*Prompt*
Retype all of the data exactly as given.
╭──
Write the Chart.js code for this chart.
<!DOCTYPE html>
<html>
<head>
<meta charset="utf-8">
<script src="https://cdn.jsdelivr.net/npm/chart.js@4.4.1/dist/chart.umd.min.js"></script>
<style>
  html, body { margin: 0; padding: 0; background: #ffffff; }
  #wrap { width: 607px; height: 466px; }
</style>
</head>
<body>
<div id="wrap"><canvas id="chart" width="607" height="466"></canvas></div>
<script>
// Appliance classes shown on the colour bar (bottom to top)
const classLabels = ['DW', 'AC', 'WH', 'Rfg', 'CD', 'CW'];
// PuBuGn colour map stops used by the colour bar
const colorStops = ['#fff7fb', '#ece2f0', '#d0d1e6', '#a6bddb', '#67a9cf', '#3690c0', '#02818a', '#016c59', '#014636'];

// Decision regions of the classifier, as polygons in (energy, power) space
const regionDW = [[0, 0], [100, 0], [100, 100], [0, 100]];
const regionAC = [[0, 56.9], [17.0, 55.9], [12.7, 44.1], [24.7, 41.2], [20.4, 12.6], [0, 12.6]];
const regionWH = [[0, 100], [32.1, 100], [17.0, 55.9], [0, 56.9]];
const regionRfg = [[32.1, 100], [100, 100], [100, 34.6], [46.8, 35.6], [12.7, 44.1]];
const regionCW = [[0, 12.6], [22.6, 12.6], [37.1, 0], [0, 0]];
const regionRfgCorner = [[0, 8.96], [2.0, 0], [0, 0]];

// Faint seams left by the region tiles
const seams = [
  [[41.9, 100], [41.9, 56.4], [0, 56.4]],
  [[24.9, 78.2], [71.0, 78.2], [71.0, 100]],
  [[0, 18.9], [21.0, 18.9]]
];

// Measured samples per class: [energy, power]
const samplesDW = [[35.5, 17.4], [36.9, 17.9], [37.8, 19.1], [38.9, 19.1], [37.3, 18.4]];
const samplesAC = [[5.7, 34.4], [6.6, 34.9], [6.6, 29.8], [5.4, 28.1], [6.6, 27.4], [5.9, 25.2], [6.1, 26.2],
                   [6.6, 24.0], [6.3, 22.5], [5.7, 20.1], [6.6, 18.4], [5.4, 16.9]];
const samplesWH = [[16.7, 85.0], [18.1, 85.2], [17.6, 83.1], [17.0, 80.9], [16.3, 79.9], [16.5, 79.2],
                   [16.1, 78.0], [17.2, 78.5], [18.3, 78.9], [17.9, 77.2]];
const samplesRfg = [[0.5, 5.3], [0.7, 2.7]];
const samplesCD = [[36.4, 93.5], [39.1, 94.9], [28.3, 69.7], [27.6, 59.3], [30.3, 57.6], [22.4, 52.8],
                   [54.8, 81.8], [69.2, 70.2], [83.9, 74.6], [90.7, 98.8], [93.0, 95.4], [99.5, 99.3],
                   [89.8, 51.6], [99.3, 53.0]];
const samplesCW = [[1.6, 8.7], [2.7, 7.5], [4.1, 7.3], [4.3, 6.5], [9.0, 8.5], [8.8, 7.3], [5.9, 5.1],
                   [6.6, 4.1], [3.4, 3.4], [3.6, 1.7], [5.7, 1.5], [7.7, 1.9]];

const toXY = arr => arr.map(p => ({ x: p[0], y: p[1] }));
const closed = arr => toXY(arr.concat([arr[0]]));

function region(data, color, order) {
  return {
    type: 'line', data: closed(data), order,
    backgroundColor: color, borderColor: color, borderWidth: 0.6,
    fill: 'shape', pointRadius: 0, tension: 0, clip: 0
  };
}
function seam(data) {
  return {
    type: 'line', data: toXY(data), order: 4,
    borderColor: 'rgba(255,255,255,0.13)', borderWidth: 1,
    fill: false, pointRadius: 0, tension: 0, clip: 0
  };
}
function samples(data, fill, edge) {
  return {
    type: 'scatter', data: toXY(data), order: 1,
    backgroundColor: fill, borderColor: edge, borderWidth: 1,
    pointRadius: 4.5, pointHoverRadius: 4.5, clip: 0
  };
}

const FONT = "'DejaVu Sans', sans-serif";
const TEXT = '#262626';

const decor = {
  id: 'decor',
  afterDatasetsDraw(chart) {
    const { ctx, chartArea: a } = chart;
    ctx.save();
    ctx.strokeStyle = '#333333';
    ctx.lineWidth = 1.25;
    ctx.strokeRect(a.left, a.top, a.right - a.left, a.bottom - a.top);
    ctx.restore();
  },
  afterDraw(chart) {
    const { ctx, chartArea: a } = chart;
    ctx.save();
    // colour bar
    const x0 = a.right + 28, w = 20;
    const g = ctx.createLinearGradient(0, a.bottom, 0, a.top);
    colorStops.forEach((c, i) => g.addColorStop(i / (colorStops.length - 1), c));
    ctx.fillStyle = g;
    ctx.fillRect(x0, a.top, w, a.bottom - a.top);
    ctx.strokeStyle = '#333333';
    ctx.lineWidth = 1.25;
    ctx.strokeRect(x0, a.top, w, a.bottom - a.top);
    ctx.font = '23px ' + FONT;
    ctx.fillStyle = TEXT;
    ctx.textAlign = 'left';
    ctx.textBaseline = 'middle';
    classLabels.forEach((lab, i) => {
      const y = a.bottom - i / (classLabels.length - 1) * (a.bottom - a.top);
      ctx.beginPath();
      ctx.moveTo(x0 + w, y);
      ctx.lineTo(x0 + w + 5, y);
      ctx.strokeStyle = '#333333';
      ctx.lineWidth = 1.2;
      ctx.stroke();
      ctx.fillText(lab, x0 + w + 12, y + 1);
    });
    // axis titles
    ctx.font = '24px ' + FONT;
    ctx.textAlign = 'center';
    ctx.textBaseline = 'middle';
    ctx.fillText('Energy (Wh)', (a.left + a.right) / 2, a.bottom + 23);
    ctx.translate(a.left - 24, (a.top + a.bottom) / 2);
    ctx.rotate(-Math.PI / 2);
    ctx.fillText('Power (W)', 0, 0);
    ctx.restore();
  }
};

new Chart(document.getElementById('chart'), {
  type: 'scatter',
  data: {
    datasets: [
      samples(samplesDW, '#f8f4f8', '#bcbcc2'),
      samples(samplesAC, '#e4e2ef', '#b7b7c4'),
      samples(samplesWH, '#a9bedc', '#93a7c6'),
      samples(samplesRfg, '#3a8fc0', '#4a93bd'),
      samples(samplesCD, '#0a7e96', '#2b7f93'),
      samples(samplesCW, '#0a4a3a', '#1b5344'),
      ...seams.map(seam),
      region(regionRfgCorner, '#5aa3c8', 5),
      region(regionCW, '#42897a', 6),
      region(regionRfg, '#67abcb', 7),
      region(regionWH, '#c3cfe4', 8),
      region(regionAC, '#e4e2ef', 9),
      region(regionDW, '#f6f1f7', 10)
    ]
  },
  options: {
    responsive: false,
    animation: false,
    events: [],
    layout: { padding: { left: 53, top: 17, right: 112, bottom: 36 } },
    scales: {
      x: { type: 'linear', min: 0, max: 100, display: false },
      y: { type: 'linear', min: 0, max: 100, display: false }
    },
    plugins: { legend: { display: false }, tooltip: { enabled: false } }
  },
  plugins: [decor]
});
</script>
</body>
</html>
╰──
*Written reply*
Write the Chart.js code for this chart.
<!DOCTYPE html>
<html>
<head>
<meta charset="utf-8">
<script src="https://cdn.jsdelivr.net/npm/chart.js@4.4.1/dist/chart.umd.min.js"></script>
<style>
  html, body { margin: 0; padding: 0; background: #ffffff; }
  #wrap { width: 607px; height: 466px; }
</style>
</head>
<body>
<div id="wrap"><canvas id="chart" width="607" height="466"></canvas></div>
<script>
// Appliance classes shown on the colour bar (bottom to top)
const classLabels = ['DW', 'AC', 'WH', 'Rfg', 'CD', 'CW'];
// PuBuGn colour map stops used by the colour bar
const colorStops = ['#fff7fb', '#ece2f0', '#d0d1e6', '#a6bddb', '#67a9cf', '#3690c0', '#02818a', '#016c59', '#014636'];

// Decision regions of the classifier, as polygons in (energy, power) space
const regionDW = [[0, 0], [100, 0], [100, 100], [0, 100]];
const regionAC = [[0, 56.9], [17.0, 55.9], [12.7, 44.1], [24.7, 41.2], [20.4, 12.6], [0, 12.6]];
const regionWH = [[0, 100], [32.1, 100], [17.0, 55.9], [0, 56.9]];
const regionRfg = [[32.1, 100], [100, 100], [100, 34.6], [46.8, 35.6], [12.7, 44.1]];
const regionCW = [[0, 12.6], [22.6, 12.6], [37.1, 0], [0, 0]];
const regionRfgCorner = [[0, 8.96], [2.0, 0], [0, 0]];

// Faint seams left by the region tiles
const seams = [
  [[41.9, 100], [41.9, 56.4], [0, 56.4]],
  [[24.9, 78.2], [71.0, 78.2], [71.0, 100]],
  [[0, 18.9], [21.0, 18.9]]
];

// Measured samples per class: [energy, power]
const samplesDW = [[35.5, 17.4], [36.9, 17.9], [37.8, 19.1], [38.9, 19.1], [37.3, 18.4]];
const samplesAC = [[5.7, 34.4], [6.6, 34.9], [6.6, 29.8], [5.4, 28.1], [6.6, 27.4], [5.9, 25.2], [6.1, 26.2],
                   [6.6, 24.0], [6.3, 22.5], [5.7, 20.1], [6.6, 18.4], [5.4, 16.9]];
const samplesWH = [[16.7, 85.0], [18.1, 85.2], [17.6, 83.1], [17.0, 80.9], [16.3, 79.9], [16.5, 79.2],
                   [16.1, 78.0], [17.2, 78.5], [18.3, 78.9], [17.9, 77.2]];
const samplesRfg = [[0.5, 5.3], [0.7, 2.7]];
const samplesCD = [[36.4, 93.5], [39.1, 94.9], [28.3, 69.7], [27.6, 59.3], [30.3, 57.6], [22.4, 52.8],
                   [54.8, 81.8], [69.2, 70.2], [83.9, 74.6], [90.7, 98.8], [93.0, 95.4], [99.5, 99.3],
                   [89.8, 51.6], [99.3, 53.0]];
const samplesCW = [[1.6, 8.7], [2.7, 7.5], [4.1, 7.3], [4.3, 6.5], [9.0, 8.5], [8.8, 7.3], [5.9, 5.1],
                   [6.6, 4.1], [3.4, 3.4], [3.6, 1.7], [5.7, 1.5], [7.7, 1.9]];

const toXY = arr => arr.map(p => ({ x: p[0], y: p[1] }));
const closed = arr => toXY(arr.concat([arr[0]]));

function region(data, color, order) {
  return {
    type: 'line', data: closed(data), order,
    backgroundColor: color, borderColor: color, borderWidth: 0.6,
    fill: 'shape', pointRadius: 0, tension: 0, clip: 0
  };
}
function seam(data) {
  return {
    type: 'line', data: toXY(data), order: 4,
    borderColor: 'rgba(255,255,255,0.13)', borderWidth: 1,
    fill: false, pointRadius: 0, tension: 0, clip: 0
  };
}
function samples(data, fill, edge) {
  return {
    type: 'scatter', data: toXY(data), order: 1,
    backgroundColor: fill, borderColor: edge, borderWidth: 1,
    pointRadius: 4.5, pointHoverRadius: 4.5, clip: 0
  };
}

const FONT = "'DejaVu Sans', sans-serif";
const TEXT = '#262626';

const decor = {
  id: 'decor',
  afterDatasetsDraw(chart) {
    const { ctx, chartArea: a } = chart;
    ctx.save();
    ctx.strokeStyle = '#333333';
    ctx.lineWidth = 1.25;
    ctx.strokeRect(a.left, a.top, a.right - a.left, a.bottom - a.top);
    ctx.restore();
  },
  afterDraw(chart) {
    const { ctx, chartArea: a } = chart;
    ctx.save();
    // colour bar
    const x0 = a.right + 28, w = 20;
    const g = ctx.createLinearGradient(0, a.bottom, 0, a.top);
    colorStops.forEach((c, i) => g.addColorStop(i / (colorStops.length - 1), c));
    ctx.fillStyle = g;
    ctx.fillRect(x0, a.top, w, a.bottom - a.top);
    ctx.strokeStyle = '#333333';
    ctx.lineWidth = 1.25;
    ctx.strokeRect(x0, a.top, w, a.bottom - a.top);
    ctx.font = '23px ' + FONT;
    ctx.fillStyle = TEXT;
    ctx.textAlign = 'left';
    ctx.textBaseline = 'middle';
    classLabels.forEach((lab, i) => {
      const y = a.bottom - i / (classLabels.length - 1) * (a.bottom - a.top);
      ctx.beginPath();
      ctx.moveTo(x0 + w, y);
      ctx.lineTo(x0 + w + 5, y);
      ctx.strokeStyle = '#333333';
      ctx.lineWidth = 1.2;
      ctx.stroke();
      ctx.fillText(lab, x0 + w + 12, y + 1);
    });
    // axis titles
    ctx.font = '24px ' + FONT;
    ctx.textAlign = 'center';
    ctx.textBaseline = 'middle';
    ctx.fillText('Energy (Wh)', (a.left + a.right) / 2, a.bottom + 23);
    ctx.translate(a.left - 24, (a.top + a.bottom) / 2);
    ctx.rotate(-Math.PI / 2);
    ctx.fillText('Power (W)', 0, 0);
    ctx.restore();
  }
};

new Chart(document.getElementById('chart'), {
  type: 'scatter',
  data: {
    datasets: [
      samples(samplesDW, '#f8f4f8', '#bcbcc2'),
      samples(samplesAC, '#e4e2ef', '#b7b7c4'),
      samples(samplesWH, '#a9bedc', '#93a7c6'),
      samples(samplesRfg, '#3a8fc0', '#4a93bd'),
      samples(samplesCD, '#0a7e96', '#2b7f93'),
      samples(samplesCW, '#0a4a3a', '#1b5344'),
      ...seams.map(seam),
      region(regionRfgCorner, '#5aa3c8', 5),
      region(regionCW, '#42897a', 6),
      region(regionRfg, '#67abcb', 7),
      region(regionWH, '#c3cfe4', 8),
      region(regionAC, '#e4e2ef', 9),
      region(regionDW, '#f6f1f7', 10)
    ]
  },
  options: {
    responsive: false,
    animation: false,
    events: [],
    layout: { padding: { left: 53, top: 17, right: 112, bottom: 36 } },
    scales: {
      x: { type: 'linear', min: 0, max: 100, display: false },
      y: { type: 'linear', min: 0, max: 100, display: false }
    },
    plugins: { legend: { display: false }, tooltip: { enabled: false } }
  },
  plugins: [decor]
});
</script>
</body>
</html>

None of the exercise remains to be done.